# Exercise objective
Omit all pictures. Copy the rest of the material exactly.

# Dataset excerpt

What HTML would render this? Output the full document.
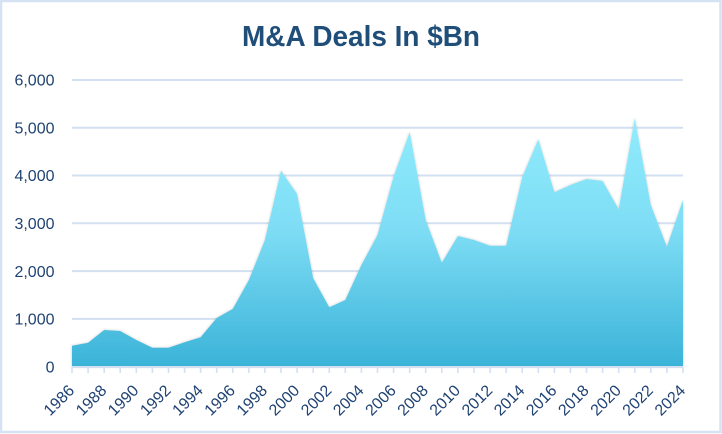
<!DOCTYPE html>
<html>
<head>
<meta charset="utf-8">
<style>
  html,body{margin:0;padding:0;background:#fff;}
  svg{display:block;}
  text{font-family:"Liberation Sans", Arial, sans-serif;}
</style>
</head>
<body>
<svg width="722" height="434" viewBox="0 0 722 434" xmlns="http://www.w3.org/2000/svg">
  <defs>
    <linearGradient id="g" x1="0" y1="118" x2="0" y2="367" gradientUnits="userSpaceOnUse">
      <stop offset="0" stop-color="#90ECFD"/>
      <stop offset="0.45" stop-color="#7EDDF5"/>
      <stop offset="1" stop-color="#3AB3D8"/>
    </linearGradient>
    <filter id="sh" x="-5%" y="-5%" width="110%" height="110%">
      <feDropShadow dx="0" dy="0" stdDeviation="1.3" flood-color="#000" flood-opacity="0.22"/>
    </filter>
  </defs>
  <rect x="0" y="0" width="722" height="434" fill="#fff"/>
  <rect x="1" y="1" width="719.5" height="431" fill="none" stroke="#D5E2F3" stroke-width="2.5"/>

  <text x="361" y="46" text-anchor="middle" font-size="29" font-weight="bold" fill="#1F4E79" textLength="238" lengthAdjust="spacingAndGlyphs">M&amp;A Deals In $Bn</text>

  <!-- gridlines -->
  <g stroke="#D3E0F1" stroke-width="2">
    <line x1="72" y1="80" x2="683" y2="80"/>
    <line x1="72" y1="127.8" x2="683" y2="127.8"/>
    <line x1="72" y1="175.5" x2="683" y2="175.5"/>
    <line x1="72" y1="223.3" x2="683" y2="223.3"/>
    <line x1="72" y1="271.1" x2="683" y2="271.1"/>
    <line x1="72" y1="318.9" x2="683" y2="318.9"/>
  </g>

  <!-- y labels -->
  <g font-size="16" fill="#1F4272" text-anchor="end">
    <text x="54.5" y="85.7">6,000</text>
    <text x="54.5" y="133.5">5,000</text>
    <text x="54.5" y="181.2">4,000</text>
    <text x="54.5" y="229">3,000</text>
    <text x="54.5" y="276.8">2,000</text>
    <text x="54.5" y="324.6">1,000</text>
    <text x="54.5" y="372.4">0</text>
  </g>

  <!-- area -->
  <path filter="url(#sh)" fill="url(#g)" d="M72,366.7 L72.0,345.7 L88.1,342.7 L104.2,330.0 L120.2,331.0 L136.3,340.0 L152.4,347.7 L168.5,347.7 L184.6,342.3 L200.6,337.3 L216.7,318.0 L232.8,308.9 L248.9,280.0 L264.9,240.0 L281.0,170.7 L297.1,194.0 L313.2,278.3 L329.3,307.3 L345.3,300.0 L361.4,265.0 L377.5,235.0 L393.6,176.5 L409.7,132.1 L425.7,220.0 L441.8,262.7 L457.9,236.0 L474.0,240.0 L490.1,245.7 L506.1,245.7 L522.2,177.3 L538.3,139.3 L554.4,192.3 L570.4,185.0 L586.5,179.0 L602.6,181.0 L618.7,209.3 L634.8,118.3 L650.8,205.0 L666.9,246.7 L683.0,200.0 L683,366.7 Z"/>

  <!-- axis -->
  <line x1="72" y1="367" x2="683" y2="367" stroke="#D3E0F1" stroke-width="2"/>
  <g stroke="#D3E0F1" stroke-width="1.6">
    <line x1="72.0" y1="367" x2="72.0" y2="373"/><line x1="88.1" y1="367" x2="88.1" y2="373"/><line x1="104.2" y1="367" x2="104.2" y2="373"/><line x1="120.2" y1="367" x2="120.2" y2="373"/><line x1="136.3" y1="367" x2="136.3" y2="373"/><line x1="152.4" y1="367" x2="152.4" y2="373"/><line x1="168.5" y1="367" x2="168.5" y2="373"/><line x1="184.6" y1="367" x2="184.6" y2="373"/><line x1="200.6" y1="367" x2="200.6" y2="373"/><line x1="216.7" y1="367" x2="216.7" y2="373"/><line x1="232.8" y1="367" x2="232.8" y2="373"/><line x1="248.9" y1="367" x2="248.9" y2="373"/><line x1="264.9" y1="367" x2="264.9" y2="373"/><line x1="281.0" y1="367" x2="281.0" y2="373"/><line x1="297.1" y1="367" x2="297.1" y2="373"/><line x1="313.2" y1="367" x2="313.2" y2="373"/><line x1="329.3" y1="367" x2="329.3" y2="373"/><line x1="345.3" y1="367" x2="345.3" y2="373"/><line x1="361.4" y1="367" x2="361.4" y2="373"/><line x1="377.5" y1="367" x2="377.5" y2="373"/><line x1="393.6" y1="367" x2="393.6" y2="373"/><line x1="409.7" y1="367" x2="409.7" y2="373"/><line x1="425.7" y1="367" x2="425.7" y2="373"/><line x1="441.8" y1="367" x2="441.8" y2="373"/><line x1="457.9" y1="367" x2="457.9" y2="373"/><line x1="474.0" y1="367" x2="474.0" y2="373"/><line x1="490.1" y1="367" x2="490.1" y2="373"/><line x1="506.1" y1="367" x2="506.1" y2="373"/><line x1="522.2" y1="367" x2="522.2" y2="373"/><line x1="538.3" y1="367" x2="538.3" y2="373"/><line x1="554.4" y1="367" x2="554.4" y2="373"/><line x1="570.4" y1="367" x2="570.4" y2="373"/><line x1="586.5" y1="367" x2="586.5" y2="373"/><line x1="602.6" y1="367" x2="602.6" y2="373"/><line x1="618.7" y1="367" x2="618.7" y2="373"/><line x1="634.8" y1="367" x2="634.8" y2="373"/><line x1="650.8" y1="367" x2="650.8" y2="373"/><line x1="666.9" y1="367" x2="666.9" y2="373"/><line x1="683.0" y1="367" x2="683.0" y2="373"/>
  </g>

  <!-- x labels -->
  <g font-size="16" fill="#1F4272" text-anchor="end">
    <text transform="translate(75.3,391.5) rotate(-45)">1986</text>
    <text transform="translate(107.5,391.5) rotate(-45)">1988</text>
    <text transform="translate(139.6,391.5) rotate(-45)">1990</text>
    <text transform="translate(171.8,391.5) rotate(-45)">1992</text>
    <text transform="translate(203.9,391.5) rotate(-45)">1994</text>
    <text transform="translate(236.1,391.5) rotate(-45)">1996</text>
    <text transform="translate(268.2,391.5) rotate(-45)">1998</text>
    <text transform="translate(300.4,391.5) rotate(-45)">2000</text>
    <text transform="translate(332.6,391.5) rotate(-45)">2002</text>
    <text transform="translate(364.7,391.5) rotate(-45)">2004</text>
    <text transform="translate(396.9,391.5) rotate(-45)">2006</text>
    <text transform="translate(429.0,391.5) rotate(-45)">2008</text>
    <text transform="translate(461.2,391.5) rotate(-45)">2010</text>
    <text transform="translate(493.4,391.5) rotate(-45)">2012</text>
    <text transform="translate(525.5,391.5) rotate(-45)">2014</text>
    <text transform="translate(557.7,391.5) rotate(-45)">2016</text>
    <text transform="translate(589.8,391.5) rotate(-45)">2018</text>
    <text transform="translate(622.0,391.5) rotate(-45)">2020</text>
    <text transform="translate(654.1,391.5) rotate(-45)">2022</text>
    <text transform="translate(686.3,391.5) rotate(-45)">2024</text>
  </g>
</svg>
</body>
</html>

# Solution to the problem
What HTML would render this? Output the full document.
<!DOCTYPE html>
<html>
<head>
<meta charset="utf-8">
<style>
  html,body{margin:0;padding:0;background:#fff;}
  svg{display:block;}
  text{font-family:"Liberation Sans", Arial, sans-serif;}
</style>
</head>
<body>
<svg width="722" height="434" viewBox="0 0 722 434" xmlns="http://www.w3.org/2000/svg">
  <defs>
    <linearGradient id="g" x1="0" y1="118" x2="0" y2="367" gradientUnits="userSpaceOnUse">
      <stop offset="0" stop-color="#90ECFD"/>
      <stop offset="0.45" stop-color="#7EDDF5"/>
      <stop offset="1" stop-color="#3AB3D8"/>
    </linearGradient>
    <filter id="sh" x="-5%" y="-5%" width="110%" height="110%">
      <feDropShadow dx="0" dy="0" stdDeviation="1.3" flood-color="#000" flood-opacity="0.22"/>
    </filter>
  </defs>
  <rect x="0" y="0" width="722" height="434" fill="#fff"/>
  <rect x="1" y="1" width="719.5" height="431" fill="none" stroke="#D5E2F3" stroke-width="2.5"/>

  <text x="361" y="46" text-anchor="middle" font-size="29" font-weight="bold" fill="#1F4E79" textLength="238" lengthAdjust="spacingAndGlyphs">M&amp;A Deals In $Bn</text>

  <!-- gridlines -->
  <g stroke="#D3E0F1" stroke-width="2">
    <line x1="72" y1="80" x2="683" y2="80"/>
    <line x1="72" y1="127.8" x2="683" y2="127.8"/>
    <line x1="72" y1="175.5" x2="683" y2="175.5"/>
    <line x1="72" y1="223.3" x2="683" y2="223.3"/>
    <line x1="72" y1="271.1" x2="683" y2="271.1"/>
    <line x1="72" y1="318.9" x2="683" y2="318.9"/>
  </g>

  <!-- y labels -->
  <g font-size="16" fill="#1F4272" text-anchor="end">
    <text x="54.5" y="85.7">6,000</text>
    <text x="54.5" y="133.5">5,000</text>
    <text x="54.5" y="181.2">4,000</text>
    <text x="54.5" y="229">3,000</text>
    <text x="54.5" y="276.8">2,000</text>
    <text x="54.5" y="324.6">1,000</text>
    <text x="54.5" y="372.4">0</text>
  </g>

  <!-- area -->
  <path filter="url(#sh)" fill="url(#g)" d="M72,366.7 L72.0,345.7 L88.1,342.7 L104.2,330.0 L120.2,331.0 L136.3,340.0 L152.4,347.7 L168.5,347.7 L184.6,342.3 L200.6,337.3 L216.7,318.0 L232.8,308.9 L248.9,280.0 L264.9,240.0 L281.0,170.7 L297.1,194.0 L313.2,278.3 L329.3,307.3 L345.3,300.0 L361.4,265.0 L377.5,235.0 L393.6,176.5 L409.7,132.1 L425.7,220.0 L441.8,262.7 L457.9,236.0 L474.0,240.0 L490.1,245.7 L506.1,245.7 L522.2,177.3 L538.3,139.3 L554.4,192.3 L570.4,185.0 L586.5,179.0 L602.6,181.0 L618.7,209.3 L634.8,118.3 L650.8,205.0 L666.9,246.7 L683.0,200.0 L683,366.7 Z"/>

  <!-- axis -->
  <line x1="72" y1="367" x2="683" y2="367" stroke="#D3E0F1" stroke-width="2"/>
  <g stroke="#D3E0F1" stroke-width="1.6">
    <line x1="72.0" y1="367" x2="72.0" y2="373"/><line x1="88.1" y1="367" x2="88.1" y2="373"/><line x1="104.2" y1="367" x2="104.2" y2="373"/><line x1="120.2" y1="367" x2="120.2" y2="373"/><line x1="136.3" y1="367" x2="136.3" y2="373"/><line x1="152.4" y1="367" x2="152.4" y2="373"/><line x1="168.5" y1="367" x2="168.5" y2="373"/><line x1="184.6" y1="367" x2="184.6" y2="373"/><line x1="200.6" y1="367" x2="200.6" y2="373"/><line x1="216.7" y1="367" x2="216.7" y2="373"/><line x1="232.8" y1="367" x2="232.8" y2="373"/><line x1="248.9" y1="367" x2="248.9" y2="373"/><line x1="264.9" y1="367" x2="264.9" y2="373"/><line x1="281.0" y1="367" x2="281.0" y2="373"/><line x1="297.1" y1="367" x2="297.1" y2="373"/><line x1="313.2" y1="367" x2="313.2" y2="373"/><line x1="329.3" y1="367" x2="329.3" y2="373"/><line x1="345.3" y1="367" x2="345.3" y2="373"/><line x1="361.4" y1="367" x2="361.4" y2="373"/><line x1="377.5" y1="367" x2="377.5" y2="373"/><line x1="393.6" y1="367" x2="393.6" y2="373"/><line x1="409.7" y1="367" x2="409.7" y2="373"/><line x1="425.7" y1="367" x2="425.7" y2="373"/><line x1="441.8" y1="367" x2="441.8" y2="373"/><line x1="457.9" y1="367" x2="457.9" y2="373"/><line x1="474.0" y1="367" x2="474.0" y2="373"/><line x1="490.1" y1="367" x2="490.1" y2="373"/><line x1="506.1" y1="367" x2="506.1" y2="373"/><line x1="522.2" y1="367" x2="522.2" y2="373"/><line x1="538.3" y1="367" x2="538.3" y2="373"/><line x1="554.4" y1="367" x2="554.4" y2="373"/><line x1="570.4" y1="367" x2="570.4" y2="373"/><line x1="586.5" y1="367" x2="586.5" y2="373"/><line x1="602.6" y1="367" x2="602.6" y2="373"/><line x1="618.7" y1="367" x2="618.7" y2="373"/><line x1="634.8" y1="367" x2="634.8" y2="373"/><line x1="650.8" y1="367" x2="650.8" y2="373"/><line x1="666.9" y1="367" x2="666.9" y2="373"/><line x1="683.0" y1="367" x2="683.0" y2="373"/>
  </g>

  <!-- x labels -->
  <g font-size="16" fill="#1F4272" text-anchor="end">
    <text transform="translate(75.3,391.5) rotate(-45)">1986</text>
    <text transform="translate(107.5,391.5) rotate(-45)">1988</text>
    <text transform="translate(139.6,391.5) rotate(-45)">1990</text>
    <text transform="translate(171.8,391.5) rotate(-45)">1992</text>
    <text transform="translate(203.9,391.5) rotate(-45)">1994</text>
    <text transform="translate(236.1,391.5) rotate(-45)">1996</text>
    <text transform="translate(268.2,391.5) rotate(-45)">1998</text>
    <text transform="translate(300.4,391.5) rotate(-45)">2000</text>
    <text transform="translate(332.6,391.5) rotate(-45)">2002</text>
    <text transform="translate(364.7,391.5) rotate(-45)">2004</text>
    <text transform="translate(396.9,391.5) rotate(-45)">2006</text>
    <text transform="translate(429.0,391.5) rotate(-45)">2008</text>
    <text transform="translate(461.2,391.5) rotate(-45)">2010</text>
    <text transform="translate(493.4,391.5) rotate(-45)">2012</text>
    <text transform="translate(525.5,391.5) rotate(-45)">2014</text>
    <text transform="translate(557.7,391.5) rotate(-45)">2016</text>
    <text transform="translate(589.8,391.5) rotate(-45)">2018</text>
    <text transform="translate(622.0,391.5) rotate(-45)">2020</text>
    <text transform="translate(654.1,391.5) rotate(-45)">2022</text>
    <text transform="translate(686.3,391.5) rotate(-45)">2024</text>
  </g>
</svg>
</body>
</html>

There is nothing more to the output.